Évidemment, il faut aussi mettre ce phénomène en relation avec la démocratisation des moyens de production. Le prix des instruments se démocratise, les photocopieurs de répandent dans l’espace professionnel, quantité de choses inimaginables jusqu’alors deviennent possibles. Les punks vont s’engouffrer dans la brèche avec une bonheur qui ne se dément pas jusqu’à nos jours. Si bien que le DIY est totalement consubstantiel du punk rock. Ou plus exactement de certaines franges punk rock. Celles pour lesquelles le DIY est un critère d’authenticité majeur.


Quel groupe/artiste vous semble le plus incarner cet esprit DIY ?

Crass et la majeure partie de la scène anarcho-punk (Poison Girls, Amebix, La Fraction et des milliers d’autres), les Desperates Bicycles, Tragedy et puis des gens comme IanMcKaye de Minor Threat, Fugazi et The Evens qui a confondé un label DIY, Dischord Rds.


Avant le punk, d’autres groupes ont-ils versé dans le DIY ? Vous évoquez le skiffle mais n’y a-t-il pas eu d’autres précédents ?

Oui bien sûr, les punks sont simplement les premiers à valoriser autant le DIY comme manière de faire, comme état d’esprit. Avant eux, il y a eu les hippies dans les années 60, le skiffle dans les années 50, le jazz et le blues dans la première moitié du siècle. La différence tient à ce que pour beaucoup d’artistes, le DIY est un pis aller. Pour les punks, une frange d’entre eux, c’est un mode de vie et il n’est pas imaginable de fonctionner en dehors de ce régime.


On ne retrouve pas cet aspect dans le rap, autre genre anti-système ?

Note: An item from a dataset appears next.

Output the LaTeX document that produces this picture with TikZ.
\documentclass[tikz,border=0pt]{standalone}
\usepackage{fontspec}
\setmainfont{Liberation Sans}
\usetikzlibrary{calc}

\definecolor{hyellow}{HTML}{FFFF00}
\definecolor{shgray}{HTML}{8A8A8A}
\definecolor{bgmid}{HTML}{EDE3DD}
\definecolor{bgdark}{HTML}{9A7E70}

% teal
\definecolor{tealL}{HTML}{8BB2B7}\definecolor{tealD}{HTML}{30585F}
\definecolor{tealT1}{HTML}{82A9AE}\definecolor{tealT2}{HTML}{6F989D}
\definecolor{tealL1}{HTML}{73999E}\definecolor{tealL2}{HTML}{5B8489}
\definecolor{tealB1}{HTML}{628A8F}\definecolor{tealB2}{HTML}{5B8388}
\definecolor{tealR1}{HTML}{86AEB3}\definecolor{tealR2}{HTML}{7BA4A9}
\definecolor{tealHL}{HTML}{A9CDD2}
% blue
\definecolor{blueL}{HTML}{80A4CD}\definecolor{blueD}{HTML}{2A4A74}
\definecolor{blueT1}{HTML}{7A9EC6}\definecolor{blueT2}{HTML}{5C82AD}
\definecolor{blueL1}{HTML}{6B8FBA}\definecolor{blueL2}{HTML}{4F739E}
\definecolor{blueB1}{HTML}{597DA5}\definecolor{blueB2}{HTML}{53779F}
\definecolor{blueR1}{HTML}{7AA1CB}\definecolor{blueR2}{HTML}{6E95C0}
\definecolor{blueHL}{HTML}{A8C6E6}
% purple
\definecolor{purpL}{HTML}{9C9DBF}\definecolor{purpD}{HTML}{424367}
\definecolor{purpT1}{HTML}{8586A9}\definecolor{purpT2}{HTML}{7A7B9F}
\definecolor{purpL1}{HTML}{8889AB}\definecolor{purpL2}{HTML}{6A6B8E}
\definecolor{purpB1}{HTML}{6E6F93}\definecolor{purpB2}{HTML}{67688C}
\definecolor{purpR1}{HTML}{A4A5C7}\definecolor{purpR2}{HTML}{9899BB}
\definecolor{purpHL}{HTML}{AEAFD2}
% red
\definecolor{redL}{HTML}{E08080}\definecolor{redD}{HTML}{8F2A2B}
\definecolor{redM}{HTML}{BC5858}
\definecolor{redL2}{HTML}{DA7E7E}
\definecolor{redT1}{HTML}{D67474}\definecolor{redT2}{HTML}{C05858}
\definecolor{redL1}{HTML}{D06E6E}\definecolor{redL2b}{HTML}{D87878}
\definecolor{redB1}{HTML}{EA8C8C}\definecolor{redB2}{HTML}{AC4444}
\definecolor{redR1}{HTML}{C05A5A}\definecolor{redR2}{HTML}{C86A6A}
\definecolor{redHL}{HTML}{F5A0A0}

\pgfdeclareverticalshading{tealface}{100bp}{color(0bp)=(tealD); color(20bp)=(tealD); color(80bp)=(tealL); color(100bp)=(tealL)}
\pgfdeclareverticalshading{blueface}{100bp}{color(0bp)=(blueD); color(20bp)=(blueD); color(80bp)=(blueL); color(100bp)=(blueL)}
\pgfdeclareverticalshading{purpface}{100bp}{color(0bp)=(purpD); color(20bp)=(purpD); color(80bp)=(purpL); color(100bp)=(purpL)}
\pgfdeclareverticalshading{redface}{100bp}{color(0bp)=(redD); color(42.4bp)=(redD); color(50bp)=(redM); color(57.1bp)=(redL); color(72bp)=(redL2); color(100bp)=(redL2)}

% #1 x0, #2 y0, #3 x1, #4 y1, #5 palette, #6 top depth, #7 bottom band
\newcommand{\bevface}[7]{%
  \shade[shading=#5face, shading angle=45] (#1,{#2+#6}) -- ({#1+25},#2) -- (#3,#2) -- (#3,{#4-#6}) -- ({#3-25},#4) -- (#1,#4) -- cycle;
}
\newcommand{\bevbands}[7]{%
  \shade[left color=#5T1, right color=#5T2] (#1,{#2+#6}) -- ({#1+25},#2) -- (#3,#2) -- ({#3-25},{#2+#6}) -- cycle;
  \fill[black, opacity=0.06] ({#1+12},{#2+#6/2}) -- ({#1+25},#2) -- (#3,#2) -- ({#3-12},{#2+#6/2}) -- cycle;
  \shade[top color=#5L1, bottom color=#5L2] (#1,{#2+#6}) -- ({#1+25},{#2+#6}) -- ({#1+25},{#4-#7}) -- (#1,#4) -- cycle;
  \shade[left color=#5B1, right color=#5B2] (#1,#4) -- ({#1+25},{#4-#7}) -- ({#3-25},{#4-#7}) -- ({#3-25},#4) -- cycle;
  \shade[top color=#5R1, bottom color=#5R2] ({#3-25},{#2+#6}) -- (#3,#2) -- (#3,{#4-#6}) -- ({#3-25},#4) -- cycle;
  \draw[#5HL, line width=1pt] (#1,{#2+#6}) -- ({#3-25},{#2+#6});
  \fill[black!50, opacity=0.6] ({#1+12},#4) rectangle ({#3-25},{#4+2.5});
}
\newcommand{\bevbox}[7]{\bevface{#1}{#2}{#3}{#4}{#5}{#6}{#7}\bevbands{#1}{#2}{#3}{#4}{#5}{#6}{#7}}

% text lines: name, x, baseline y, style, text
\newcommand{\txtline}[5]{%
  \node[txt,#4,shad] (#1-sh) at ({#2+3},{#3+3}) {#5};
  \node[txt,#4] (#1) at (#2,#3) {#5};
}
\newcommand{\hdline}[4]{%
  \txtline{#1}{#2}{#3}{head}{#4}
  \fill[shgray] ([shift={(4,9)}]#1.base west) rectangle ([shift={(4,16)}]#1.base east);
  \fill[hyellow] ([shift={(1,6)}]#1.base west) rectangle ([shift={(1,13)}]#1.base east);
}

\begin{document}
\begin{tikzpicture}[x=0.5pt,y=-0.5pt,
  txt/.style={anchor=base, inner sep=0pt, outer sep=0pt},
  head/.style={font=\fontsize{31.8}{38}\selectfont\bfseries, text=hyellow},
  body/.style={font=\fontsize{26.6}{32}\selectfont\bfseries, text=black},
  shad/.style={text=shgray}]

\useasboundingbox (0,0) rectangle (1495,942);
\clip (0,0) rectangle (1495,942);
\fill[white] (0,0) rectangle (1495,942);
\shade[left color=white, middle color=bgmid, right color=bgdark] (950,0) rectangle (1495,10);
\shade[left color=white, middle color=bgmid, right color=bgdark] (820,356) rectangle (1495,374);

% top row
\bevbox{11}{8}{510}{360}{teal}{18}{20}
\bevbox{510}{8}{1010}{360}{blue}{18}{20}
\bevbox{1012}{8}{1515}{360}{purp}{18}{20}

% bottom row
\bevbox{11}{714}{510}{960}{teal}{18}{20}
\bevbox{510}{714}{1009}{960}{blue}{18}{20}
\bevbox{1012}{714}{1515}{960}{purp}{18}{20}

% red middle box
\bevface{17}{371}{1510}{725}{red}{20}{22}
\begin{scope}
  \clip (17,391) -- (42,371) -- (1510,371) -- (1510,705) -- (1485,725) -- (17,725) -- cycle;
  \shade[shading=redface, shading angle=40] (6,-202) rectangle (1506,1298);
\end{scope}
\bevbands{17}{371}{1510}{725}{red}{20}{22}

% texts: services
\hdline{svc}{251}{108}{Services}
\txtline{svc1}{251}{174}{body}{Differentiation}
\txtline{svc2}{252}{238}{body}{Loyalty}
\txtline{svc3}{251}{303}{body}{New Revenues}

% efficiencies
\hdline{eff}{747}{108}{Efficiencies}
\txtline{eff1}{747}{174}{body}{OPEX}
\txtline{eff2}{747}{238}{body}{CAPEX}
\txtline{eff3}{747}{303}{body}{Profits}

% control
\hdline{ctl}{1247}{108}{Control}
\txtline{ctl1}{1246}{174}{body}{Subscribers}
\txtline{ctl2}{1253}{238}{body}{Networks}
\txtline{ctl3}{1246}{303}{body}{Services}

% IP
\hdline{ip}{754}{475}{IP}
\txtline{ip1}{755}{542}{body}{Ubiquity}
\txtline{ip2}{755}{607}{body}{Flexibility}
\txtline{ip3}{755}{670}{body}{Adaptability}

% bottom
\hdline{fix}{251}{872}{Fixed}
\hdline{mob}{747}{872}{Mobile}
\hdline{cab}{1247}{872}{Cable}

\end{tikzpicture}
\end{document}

Si bien sûr, certaines franges du rap fonctionnent exactement de la même manière. Mais c’est le cas de quantité de genres musicaux. On fait indépendamment de l’industrie musicale qui ne veut pas de nous et on s’en fiche. L’important c’est de faire des choses. C’est le processus qui compte. Et l’on ne rend des comptes à personne. C’est très sain !

La notion de rattrapage par le système revient souvent, vous évoquez la capacité du « nouvel esprit du capitalisme » à souffler aussi dans les cordes punk. Est-ce une fatalité ou certains ont-ils su y échapper ?

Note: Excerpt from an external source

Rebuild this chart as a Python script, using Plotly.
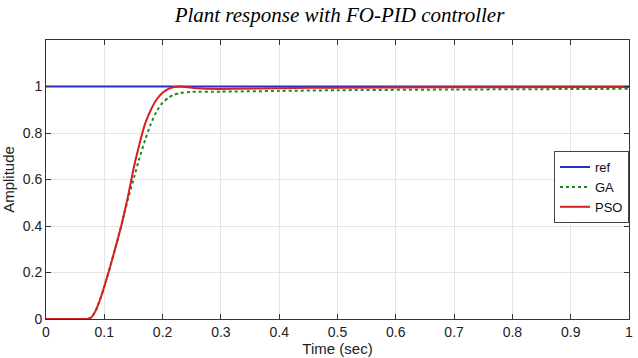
import plotly.graph_objects as go

# Data
t_ref = [0.0, 1.0]
y_ref = [1.0, 1.0]

t_ga = [0.0, 0.065, 0.072, 0.078, 0.085, 0.09, 0.095, 0.10, 0.11, 0.12, 0.13, 0.14, 0.15, 0.16, 0.17,
        0.18, 0.19, 0.20, 0.21, 0.22, 0.23, 0.25, 0.30, 0.40, 0.50, 0.70, 1.00]
y_ga = [0.0, 0.0, 0.0, 0.008, 0.035, 0.065, 0.10, 0.14, 0.225, 0.315, 0.41, 0.51, 0.60, 0.69, 0.77,
        0.84, 0.895, 0.93, 0.952, 0.965, 0.972, 0.977, 0.978, 0.981, 0.984, 0.987, 0.99]

t_pso = [0.0, 0.065, 0.072, 0.078, 0.085, 0.09, 0.095, 0.10, 0.11, 0.12, 0.13, 0.14, 0.15, 0.16, 0.17,
         0.18, 0.19, 0.20, 0.21, 0.22, 0.23, 0.25, 0.28, 0.32, 0.40, 0.50, 0.70, 1.00]
y_pso = [0.0, 0.0, 0.0, 0.008, 0.035, 0.065, 0.10, 0.14, 0.225, 0.315, 0.41, 0.52, 0.645, 0.75, 0.84,
         0.90, 0.945, 0.973, 0.99, 0.998, 1.0, 0.995, 0.99, 0.99, 0.993, 0.995, 0.997, 0.998]

x_ticks = [0, 0.1, 0.2, 0.3, 0.4, 0.5, 0.6, 0.7, 0.8, 0.9, 1]
x_labels = ["0", "0.1", "0.2", "0.3", "0.4", "0.5", "0.6", "0.7", "0.8", "0.9", "1"]
y_ticks = [0, 0.2, 0.4, 0.6, 0.8, 1]
y_labels = ["0", "0.2", "0.4", "0.6", "0.8", "1"]

fig = go.Figure()
fig.add_trace(go.Scatter(x=t_ref, y=y_ref, mode="lines", name="ref",
                         line=dict(color="#2b2bd0", width=2)))
fig.add_trace(go.Scatter(x=t_ga, y=y_ga, mode="lines", name="GA",
                         line=dict(color="#1e8a1e", width=2, dash="dot", shape="spline", smoothing=0.5)))
fig.add_trace(go.Scatter(x=t_pso, y=y_pso, mode="lines", name="PSO",
                         line=dict(color="#d42020", width=2, shape="spline", smoothing=0.5)))

font_main = "Liberation Sans, Arial, sans-serif"
fig.update_layout(
    width=638, height=358,
    margin=dict(l=46, r=5, t=40, b=39),
    paper_bgcolor="white", plot_bgcolor="white",
    title=dict(text="<i>Plant response with FO-PID controller</i>",
               font=dict(family="Liberation Serif, serif", size=21, color="black"),
               x=(46 + 633) / 2 / 638, xanchor="center", y=0.96, yanchor="middle"),
    font=dict(family=font_main, size=14, color="#222"),
    legend=dict(x=1.0, xanchor="right", y=0.602, yanchor="top",
                bordercolor="#444", borderwidth=1, bgcolor="white",
                font=dict(size=13, color="#111"), tracegroupgap=0,
                itemwidth=30),
    showlegend=True,
)
fig.update_xaxes(range=[0, 1], tickvals=x_ticks, ticktext=x_labels,
                 showgrid=True, gridcolor="#e6e6e6", gridwidth=1,
                 showline=True, linecolor="#333", linewidth=1, mirror="ticks",
                 ticks="inside", ticklen=5, tickcolor="#333",
                 zeroline=False,
                 title=dict(text="Time (sec)", font=dict(size=15), standoff=2))
fig.update_yaxes(range=[0, 1.2], tickvals=y_ticks, ticktext=y_labels,
                 showgrid=True, gridcolor="#e6e6e6", gridwidth=1,
                 showline=True, linecolor="#333", linewidth=1, mirror="ticks",
                 ticks="inside", ticklen=5, tickcolor="#333",
                 zeroline=False,
                 title=dict(text="Amplitude", font=dict(size=15), standoff=4))

fig.write_html("out.html")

Effectivement, certains punks, même attachés au DIY peuvent rejoindre les multinationales à un moment de leur carrière. C’est toute la force du capitalisme que de parvenir à attirer à eux les rebelles et autres réfractaires. Car la rébellion fait vendre. C’est un argument commercial en soi. Que les multinationales tentent d’exploiter allègrement. Certains artistes peuvent se montrer sensibles aux arguments déployés par les multinationales. D’autres y résistent envers et contre tout.

Mais il ne s’agit jamais d’une fatalité. Ce sont des choix éthiques. Ils appartiennent à chacun. Certains sont très critiques à l’endroit des artistes qui décident de travailler avec une multinationale. Mais peut-on légitimement refuser à un artiste de vouloir vivre de son art ? Et que dire des artistes punk qui vendent leur musique à des agences de pub et réinvestissent l’argent ainsi gagné dans des collectifs comme Sea Sheperd, Greenpeace, Indymedia ?

Crise écologico-économique, montée en puissance des pratiques collaboratives grâce à Internet, le DIY est en plein essor actuellement, est-ce que l’écosystème actuel de la musique a un regain d’intérêt pour le DIY aussi ?

Évidemment. En période de crise, le monde économique cherche à faire des profits, mais aussi des économies, et accessoirement à s’inspirer de nouveaux modèles. L’industrie musicale observe donc avec intérêt cette dynamique DIY. Elle l’effraie à bien des égards, car si tous les artistes décidaient de se dispenser des services offerts par les industries culturelles, elles courraient à leur perte.

D’un autre point de vue, cette dynamique DIY offre de nouvelles ressources utiles aux industries culturelles dominantes. On voit comment elles exploitent les ressources du web 2.0 par exemple en mettant les dispositions des fans à leur service. Mais sur le fond, les industries culturelles restent très attractives. Et il faut être très fort pour y résister. Certains le sont, d’autres moins. Mais en définitive, ce qui compte, n’est ce pas de produire de la musique de qualité ?

Do It Yourself ! Autodétermination et culture punk, Fabien Hein, Paris : Le passager clandestin, 2012, 174 pages.